• Dataset excerpt
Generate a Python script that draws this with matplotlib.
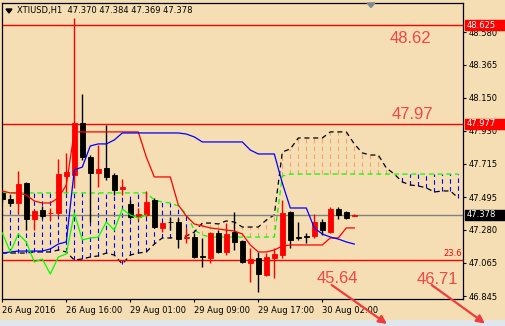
import numpy as np
import matplotlib
matplotlib.use('Agg')
import matplotlib.pyplot as plt
import matplotlib.transforms as mtransforms
from matplotlib.patches import Rectangle, Polygon

# XTIUSD H1 candles, 26 Aug 2016 08:00 .. 30 Aug 2016 04:00
opens = [47.523, 47.483, 47.457, 47.588, 47.352, 47.411, 47.388, 47.391, 47.634, 47.641,
         47.983, 47.759, 47.654, 47.687, 47.641, 47.549, 47.450, 47.365, 47.378, 47.477,
         47.293, 47.332, 47.332, 47.230, 47.233, 47.106, 47.095, 47.260, 47.135, 47.266,
         47.207, 47.063, 47.095, 46.984, 47.095, 47.115, 47.398, 47.233, 47.237, 47.240,
         47.332, 47.266, 47.417, 47.398, 47.370]
highs = [47.542, 47.510, 47.667, 47.595, 47.411, 47.437, 47.424, 47.746, 47.786, 48.673,
         48.173, 47.772, 47.838, 47.970, 47.654, 47.615, 47.477, 47.424, 47.536, 47.490,
         47.332, 47.365, 47.358, 47.293, 47.260, 47.227, 47.266, 47.279, 47.325, 47.398,
         47.214, 47.161, 47.135, 47.128, 47.161, 47.477, 47.404, 47.332, 47.260, 47.385,
         47.352, 47.431, 47.431, 47.404, 47.384]
lows = [47.463, 47.437, 47.391, 47.279, 47.279, 47.358, 47.345, 47.371, 47.529, 47.556,
        47.740, 47.332, 47.562, 47.608, 47.510, 47.510, 47.352, 47.345, 47.365, 47.293,
        47.266, 47.279, 47.161, 47.194, 47.095, 47.036, 47.063, 47.128, 47.115, 47.148,
        47.063, 46.938, 46.872, 46.977, 46.964, 47.095, 47.161, 47.214, 47.194, 47.227,
        47.247, 47.260, 47.352, 47.352, 47.369]
closes = [47.483, 47.457, 47.582, 47.352, 47.404, 47.371, 47.391, 47.647, 47.661, 47.983,
          47.759, 47.654, 47.680, 47.628, 47.542, 47.562, 47.365, 47.385, 47.463, 47.299,
          47.325, 47.329, 47.220, 47.233, 47.102, 47.102, 47.260, 47.135, 47.253, 47.201,
          47.069, 47.089, 46.990, 47.102, 47.122, 47.391, 47.214, 47.227, 47.233, 47.332,
          47.279, 47.417, 47.378, 47.358, 47.378]

# Ichimoku lines
tenkan = [47.536, 47.523, 47.523, 47.510, 47.470, 47.457, 47.457, 47.490, 47.575, 47.924,
          47.924, 47.924, 47.924, 47.924, 47.924, 47.924, 47.924, 47.924, 47.759, 47.628,
          47.628, 47.628, 47.444, 47.371, 47.319, 47.306, 47.293, 47.286, 47.279, 47.273,
          47.253, 47.181, 47.135, 47.135, 47.148, 47.174, 47.181, 47.181, 47.181, 47.181,
          47.181, 47.227, 47.227, 47.293, 47.293]
kijun = [47.128, 47.135, 47.141, 47.141, 47.141, 47.141, 47.155, 47.187, 47.201, 47.674,
         47.693, 47.832, 47.845, 47.845, 47.871, 47.917, 47.917, 47.917, 47.917, 47.917,
         47.917, 47.917, 47.917, 47.910, 47.891, 47.858, 47.858, 47.858, 47.858, 47.858,
         47.858, 47.805, 47.779, 47.779, 47.779, 47.588, 47.424, 47.424, 47.424, 47.293,
         47.253, 47.233, 47.220, 47.201, 47.187]
span_a = [47.523] * 19 + [47.477, 47.463, 47.457, 47.437, 47.385, 47.279, 47.247,
          47.233, 47.233, 47.233, 47.233, 47.233, 47.233, 47.233, 47.233, 47.233,
          47.634] + [47.647] * 22
span_b = [47.128, 47.128, 47.128, 47.128, 47.135, 47.135, 47.135, 47.148, 47.135, 47.082,
          47.089, 47.102, 47.109, 47.128, 47.115, 47.056, 47.115, 47.128, 47.135, 47.187,
          47.227, 47.227, 47.233, 47.240, 47.266, 47.325, 47.325, 47.319, 47.339, 47.332,
          47.299, 47.299, 47.299, 47.345, 47.378, 47.792, 47.812, 47.884, 47.884, 47.884,
          47.884, 47.924, 47.924, 47.924, 47.845, 47.786, 47.772, 47.772, 47.687, 47.647,
          47.595, 47.575, 47.569, 47.556, 47.529, 47.536, 47.536, 47.490]

x_labels = ['26 Aug 2016', '26 Aug 16:00', '29 Aug 01:00', '29 Aug 09:00',
            '29 Aug 17:00', '30 Aug 02:00']
label_bars = [0, 8, 16, 24, 32, 40]
price_ticks = [48.580, 48.365, 48.150, 47.930, 47.715, 47.495, 47.280, 47.065, 46.845]

level_lines = [48.625, 47.977]
fib_level = 47.082
last_price = 47.378
targets = ['48.62', '47.97', '45.64', '46.71']

BG = '#f5deb3'
RED = '#ff0000'
LABEL_RED = '#f04646'

fig = plt.figure(figsize=(5.05, 3.26), dpi=100, facecolor=BG)
ax = fig.add_axes([1.7 / 505, 26.7 / 326, 461.6 / 505, 296.6 / 326], facecolor=BG)
ax.set_xlim(-0.075, 57.625)
ax.set_ylim(46.824, 48.773)

o = np.array(opens)
h = np.array(highs)
l = np.array(lows)
c = np.array(closes)
n = len(o)
xb = np.arange(n)

# cloud hatching
a = np.array(span_a)
b = np.array(span_b)
xc = np.arange(len(a))
up = b > a
ax.vlines(xc[up], a[up], b[up], colors='#f4a460', linestyles=(0, (4, 3)), lw=0.8, zorder=1)
ax.vlines(xc[~up], b[~up], a[~up], colors='#0000ff', linestyles=(0, (4, 3)), lw=0.8, zorder=1)
ax.plot(xc, a, color='#00ff00', lw=0.9, ls=(0, (4, 3)), zorder=2)
ax.plot(xc, b, color='black', lw=0.9, ls=(0, (4, 3)), zorder=2)

# horizontal levels
for lv in level_lines:
    ax.axhline(lv, color=RED, lw=1.0, zorder=2.5)
ax.axhline(fib_level, color=RED, lw=1.0, zorder=2.5)
ax.axhline(last_price, color='#808080', lw=1.0, zorder=2.5)

# candles: red = up, black = down
cols = np.where(c >= o, RED, 'black')
ax.vlines(xb, l, h, colors=cols, lw=1.0, zorder=3)
ax.bar(xb, np.abs(c - o), bottom=np.minimum(o, c), width=0.58, color=cols,
       edgecolor=cols, linewidth=0.6, zorder=3.5)

# tenkan, kijun, chikou
ax.plot(xb, tenkan, color=RED, lw=0.9, zorder=4)
ax.plot(xb, kijun, color='#0000ff', lw=0.9, zorder=4)
ax.plot(xb[:n - 26], c[26:], color='#00ff00', lw=0.9, zorder=4)

# axes styling
for s in ax.spines.values():
    s.set_color('black')
    s.set_linewidth(0.9)
ax.yaxis.tick_right()
ax.set_yticks(price_ticks)
ax.set_yticklabels(['%.3f' % p for p in price_ticks])
ax.tick_params(axis='y', direction='out', length=2.5, width=0.8, pad=1.5, labelsize=6)
ax.set_xticks(label_bars)
ax.set_xticklabels(x_labels, ha='left')
ax.tick_params(axis='x', direction='out', length=2.5, width=0.8, pad=2, labelsize=6)

# price boxes on the right scale
bt = mtransforms.blended_transform_factory(fig.transFigure, ax.transData)
box_h = 0.066
for lv, fc in [(level_lines[0], RED), (level_lines[1], RED), (last_price, 'black')]:
    ax.add_artist(Rectangle((465 / 505, lv - box_h / 2), 40 / 505, box_h, transform=bt,
                            facecolor=fc, edgecolor=fc, clip_on=False, zorder=6))
    ax.text(467 / 505, lv, '%.3f' % lv, transform=bt, color='white', fontsize=6,
            va='center', ha='left', clip_on=False, zorder=7)

ax.text(57.45, fib_level + 0.012, '23.6', color=RED, fontsize=6, ha='right', va='bottom', zorder=5)

# header
fig.add_artist(Polygon([[6 / 505, 1 - 9 / 326], [12 / 505, 1 - 9 / 326], [9 / 505, 1 - 13 / 326]],
                       closed=True, transform=fig.transFigure, color='black'))
fig.text(17 / 505, 1 - 11 / 326, 'XTIUSD,H1  47.370 47.384 47.369 47.378', fontsize=6,
         va='center', ha='left')
fig.add_artist(Polygon([[367 / 505, 1 - 3 / 326], [375 / 505, 1 - 3 / 326], [371 / 505, 1 - 7.5 / 326]],
                       closed=True, transform=fig.transFigure, color='#7b8a99'))

# target labels
tpos = [(410, 38.5), (412, 114.5), (337.5, 278.5), (437, 279.5)]
for t, (px, py) in zip(targets, tpos):
    fig.text(px / 505, 1 - py / 326, t, fontsize=12, color=LABEL_RED, family='Liberation Sans',
             ha='center', va='center', zorder=8)

for (x0, y0), (x1, y1) in [((331.7, 285), (387, 324)), ((431.7, 285), (485, 323.5))]:
    ax.annotate('', xy=(x1, 326 - y1), xytext=(x0, 326 - y0), xycoords='figure pixels',
                textcoords='figure pixels', annotation_clip=False,
                arrowprops=dict(arrowstyle='-|>', color='#f03c3c', lw=1.6, mutation_scale=12,
                                shrinkA=0, shrinkB=0), zorder=9)

# bottom strip
fig.add_artist(Rectangle((0, 0), 1, 6 / 326, transform=fig.transFigure,
                         facecolor='#dfe6ee', edgecolor='none', zorder=0))

fig.savefig('out.png', dpi=100, facecolor=BG)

• Your goal
Copy all lines above containing the string "matplotlib".

• Exercise solution
Generate a Python script that draws this with matplotlib.
import matplotlib
matplotlib.use('Agg')
import matplotlib.pyplot as plt
import matplotlib.transforms as mtransforms
from matplotlib.patches import Rectangle, Polygon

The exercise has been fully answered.